=== INPUT DATA ===

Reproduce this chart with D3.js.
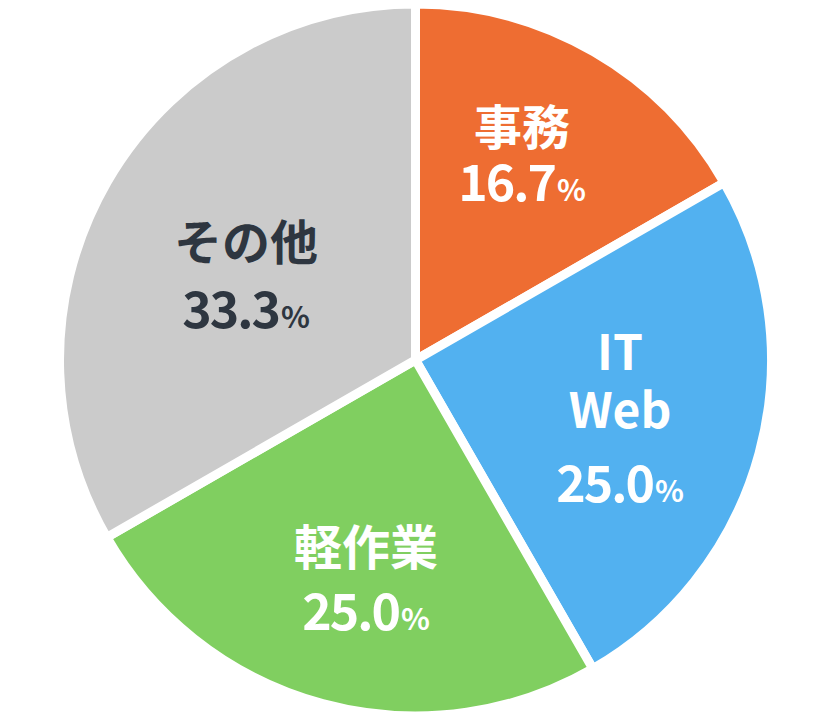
<!DOCTYPE html>
<html><head><meta charset="utf-8">
<script src="https://cdn.jsdelivr.net/npm/d3@7"></script>
<style>html,body{margin:0;padding:0;background:#fff;}svg{display:block;}</style>
</head><body>
<script>
const categories = ["事務", "IT\nWeb", "軽作業", "その他"];
const values = [16.7, 25.0, 25.0, 33.3];
const valueLabels = ["16.7", "25.0", "25.0", "33.3"];
const colors = ["#EE6D32", "#52B1F0", "#80CF60", "#CBCBCB"];
const textColors = ["#ffffff", "#ffffff", "#ffffff", "#2E3640"];

const W = 830, H = 722, cx = 415.5, cy = 360, R = 356;
// layout: x, baselines of name lines, baseline of value line
const labelLayout = [
  {x: 522, lines: [145], val: 201},
  {x: 620, lines: [370, 428], val: 502},
  {x: 366, lines: [565], val: 630},
  {x: 246, lines: [260], val: 328}
];

const svg = d3.select("body").append("svg").attr("width", W).attr("height", H);
const g = svg.append("g").attr("transform", `translate(${cx},${cy})`);
const data = categories.map((c, i) => ({c, v: values[i], lab: valueLabels[i], col: colors[i], tc: textColors[i], i}));
const pie = d3.pie().value(d => d.v).sort(null);
const arc = d3.arc().innerRadius(0).outerRadius(R);

g.selectAll("path").data(pie(data)).join("path")
  .attr("d", arc).attr("fill", d => d.data.col)
  .attr("stroke", "#fff").attr("stroke-width", 9).attr("stroke-linejoin", "miter");

const font = "'Noto Sans CJK JP', 'Noto Sans', sans-serif";
data.forEach((d, i) => {
  const L = labelLayout[i];
  const lines = d.c.split("\n");
  const t = svg.append("text").attr("text-anchor", "middle").attr("fill", d.tc)
    .style("font-family", font).style("font-weight", 700);
  lines.forEach((ln, k) => {
    t.append("tspan").attr("x", L.x).attr("y", L.lines[k]).style("font-size", "48px").text(ln);
  });
  const vt = svg.append("text").attr("text-anchor", "middle").attr("fill", d.tc)
    .style("font-family", font).style("font-weight", 700)
    .attr("x", L.x).attr("y", L.val);
  vt.append("tspan").style("font-size", "50px").style("letter-spacing", "-2px").text(d.lab);
  vt.append("tspan").style("font-size", "30px").attr("dx", 2).text("%");
});
</script>
</body></html>
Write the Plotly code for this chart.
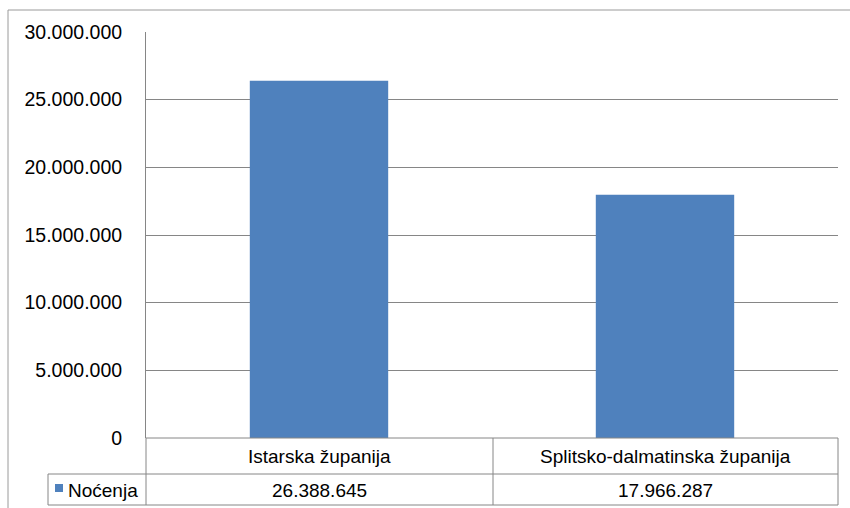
import plotly.graph_objects as go

categories = ["Istarska županija", "Splitsko-dalmatinska županija"]
series_name = "Noćenja"
values = [26388645, 17966287]
tick_values = [0, 5000000, 10000000, 15000000, 20000000, 25000000, 30000000]

W, H = 850, 508
BAR = "#4F81BD"
LINE = "#868686"
FONT = "Liberation Sans, Arial, sans-serif"

def px(x):
    return x / W

def py(y):
    return (H - y) / H

# plot area pixels
L, R, T, B = 146, 838, 32, 438

fig = go.Figure()
fig.add_trace(go.Bar(x=categories, y=values, marker=dict(color=BAR, line=dict(width=0)),
                     width=0.4, name=series_name, showlegend=False, hoverinfo="x+y"))

fig.update_layout(
    width=W, height=H,
    margin=dict(l=0, r=0, t=0, b=0, pad=0, autoexpand=False),
    paper_bgcolor="white", plot_bgcolor="white",
    separators=",.",
    showlegend=False,
    font=dict(family=FONT, size=19, color="#000000"),
    xaxis=dict(domain=[px(L), px(R)], range=[-0.5, 1.5], showticklabels=False,
               showgrid=False, zeroline=False, showline=False, ticks="", automargin=False),
    yaxis=dict(domain=[py(B), py(T)], range=[0, 30000000], tickvals=tick_values,
               tickformat=",d", showgrid=True, gridcolor=LINE, gridwidth=1,
               zeroline=False, showline=True, linecolor=LINE, linewidth=1,
               ticks="", ticklabelstandoff=19, automargin=False,
               tickfont=dict(family=FONT, size=19.5, color="#000000")),
    bargap=0.6,
)

shapes = []
def line(x0, y0, x1, y1, color=LINE):
    shapes.append(dict(type="line", xref="paper", yref="paper",
                       x0=px(x0), y0=py(y0), x1=px(x1), y1=py(y1),
                       line=dict(color=color, width=1)))

# outer chart border
line(8, 10, 850, 10, "#9a9a9a")
line(8, 10, 8, 508, "#9a9a9a")
# data table
line(L, B, R, B)
line(48, 474, R, 474)
line(48, 505, R, 505)
line(L, B, L, 505)
line(493, B, 493, 505)
line(R, B, R, 505)
line(48, 474, 48, 505)
# legend key
shapes.append(dict(type="rect", xref="paper", yref="paper",
                   x0=px(55), x1=px(63), y0=py(492), y1=py(484),
                   fillcolor=BAR, line=dict(width=0)))
fig.update_layout(shapes=shapes)

ann = []
for c, v in zip(categories, values):
    ann.append(dict(x=c, xref="x", y=py(456), yref="paper", text=c, showarrow=False,
                    xanchor="center", yanchor="middle", font=dict(size=19)))
    ann.append(dict(x=c, xref="x", y=py(490), yref="paper",
                    text=f"{v:,}".replace(",", "."), showarrow=False,
                    xanchor="center", yanchor="middle", font=dict(size=19)))
ann.append(dict(x=px(66), xref="paper", y=py(490), yref="paper", text=series_name,
                showarrow=False, xanchor="left", yanchor="middle", font=dict(size=19)))
fig.update_layout(annotations=ann)

fig.write_html("out.html", config={"displayModeBar": False},
               post_script="document.body.style.margin='0';document.body.style.overflow='hidden';")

===

• _GIVEN INSTRUCTION_:
Replicate the material above verbatim; images stay out of the copy.

• _ANSWER TO THE PROBLEM_:
Reproduce this chart with D3.js.
<!DOCTYPE html>
<html><head><meta charset="utf-8">
<script src="https://cdn.jsdelivr.net/npm/d3@7"></script>
<style>html,body{margin:0;padding:0;background:#fff;}svg{display:block;}</style>
</head><body>
<script>
const categories = ["事務", "IT\nWeb", "軽作業", "その他"];
const values = [16.7, 25.0, 25.0, 33.3];
const valueLabels = ["16.7", "25.0", "25.0", "33.3"];
const colors = ["#EE6D32", "#52B1F0", "#80CF60", "#CBCBCB"];
const textColors = ["#ffffff", "#ffffff", "#ffffff", "#2E3640"];

const W = 830, H = 722, cx = 415.5, cy = 360, R = 356;
// layout: x, baselines of name lines, baseline of value line
const labelLayout = [
  {x: 522, lines: [145], val: 201},
  {x: 620, lines: [370, 428], val: 502},
  {x: 366, lines: [565], val: 630},
  {x: 246, lines: [260], val: 328}
];

const svg = d3.select("body").append("svg").attr("width", W).attr("height", H);
const g = svg.append("g").attr("transform", `translate(${cx},${cy})`);
const data = categories.map((c, i) => ({c, v: values[i], lab: valueLabels[i], col: colors[i], tc: textColors[i], i}));
const pie = d3.pie().value(d => d.v).sort(null);
const arc = d3.arc().innerRadius(0).outerRadius(R);

g.selectAll("path").data(pie(data)).join("path")
  .attr("d", arc).attr("fill", d => d.data.col)
  .attr("stroke", "#fff").attr("stroke-width", 9).attr("stroke-linejoin", "miter");

const font = "'Noto Sans CJK JP', 'Noto Sans', sans-serif";
data.forEach((d, i) => {
  const L = labelLayout[i];
  const lines = d.c.split("\n");
  const t = svg.append("text").attr("text-anchor", "middle").attr("fill", d.tc)
    .style("font-family", font).style("font-weight", 700);
  lines.forEach((ln, k) => {
    t.append("tspan").attr("x", L.x).attr("y", L.lines[k]).style("font-size", "48px").text(ln);
  });
  const vt = svg.append("text").attr("text-anchor", "middle").attr("fill", d.tc)
    .style("font-family", font).style("font-weight", 700)
    .attr("x", L.x).attr("y", L.val);
  vt.append("tspan").style("font-size", "50px").style("letter-spacing", "-2px").text(d.lab);
  vt.append("tspan").style("font-size", "30px").attr("dx", 2).text("%");
});
</script>
</body></html>
Write the Plotly code for this chart.
import plotly.graph_objects as go

categories = ["Istarska županija", "Splitsko-dalmatinska županija"]
series_name = "Noćenja"
values = [26388645, 17966287]
tick_values = [0, 5000000, 10000000, 15000000, 20000000, 25000000, 30000000]

W, H = 850, 508
BAR = "#4F81BD"
LINE = "#868686"
FONT = "Liberation Sans, Arial, sans-serif"

def px(x):
    return x / W

def py(y):
    return (H - y) / H

# plot area pixels
L, R, T, B = 146, 838, 32, 438

fig = go.Figure()
fig.add_trace(go.Bar(x=categories, y=values, marker=dict(color=BAR, line=dict(width=0)),
                     width=0.4, name=series_name, showlegend=False, hoverinfo="x+y"))

fig.update_layout(
    width=W, height=H,
    margin=dict(l=0, r=0, t=0, b=0, pad=0, autoexpand=False),
    paper_bgcolor="white", plot_bgcolor="white",
    separators=",.",
    showlegend=False,
    font=dict(family=FONT, size=19, color="#000000"),
    xaxis=dict(domain=[px(L), px(R)], range=[-0.5, 1.5], showticklabels=False,
               showgrid=False, zeroline=False, showline=False, ticks="", automargin=False),
    yaxis=dict(domain=[py(B), py(T)], range=[0, 30000000], tickvals=tick_values,
               tickformat=",d", showgrid=True, gridcolor=LINE, gridwidth=1,
               zeroline=False, showline=True, linecolor=LINE, linewidth=1,
               ticks="", ticklabelstandoff=19, automargin=False,
               tickfont=dict(family=FONT, size=19.5, color="#000000")),
    bargap=0.6,
)

shapes = []
def line(x0, y0, x1, y1, color=LINE):
    shapes.append(dict(type="line", xref="paper", yref="paper",
                       x0=px(x0), y0=py(y0), x1=px(x1), y1=py(y1),
                       line=dict(color=color, width=1)))

# outer chart border
line(8, 10, 850, 10, "#9a9a9a")
line(8, 10, 8, 508, "#9a9a9a")
# data table
line(L, B, R, B)
line(48, 474, R, 474)
line(48, 505, R, 505)
line(L, B, L, 505)
line(493, B, 493, 505)
line(R, B, R, 505)
line(48, 474, 48, 505)
# legend key
shapes.append(dict(type="rect", xref="paper", yref="paper",
                   x0=px(55), x1=px(63), y0=py(492), y1=py(484),
                   fillcolor=BAR, line=dict(width=0)))
fig.update_layout(shapes=shapes)

ann = []
for c, v in zip(categories, values):
    ann.append(dict(x=c, xref="x", y=py(456), yref="paper", text=c, showarrow=False,
                    xanchor="center", yanchor="middle", font=dict(size=19)))
    ann.append(dict(x=c, xref="x", y=py(490), yref="paper",
                    text=f"{v:,}".replace(",", "."), showarrow=False,
                    xanchor="center", yanchor="middle", font=dict(size=19)))
ann.append(dict(x=px(66), xref="paper", y=py(490), yref="paper", text=series_name,
                showarrow=False, xanchor="left", yanchor="middle", font=dict(size=19)))
fig.update_layout(annotations=ann)

fig.write_html("out.html", config={"displayModeBar": False},
               post_script="document.body.style.margin='0';document.body.style.overflow='hidden';")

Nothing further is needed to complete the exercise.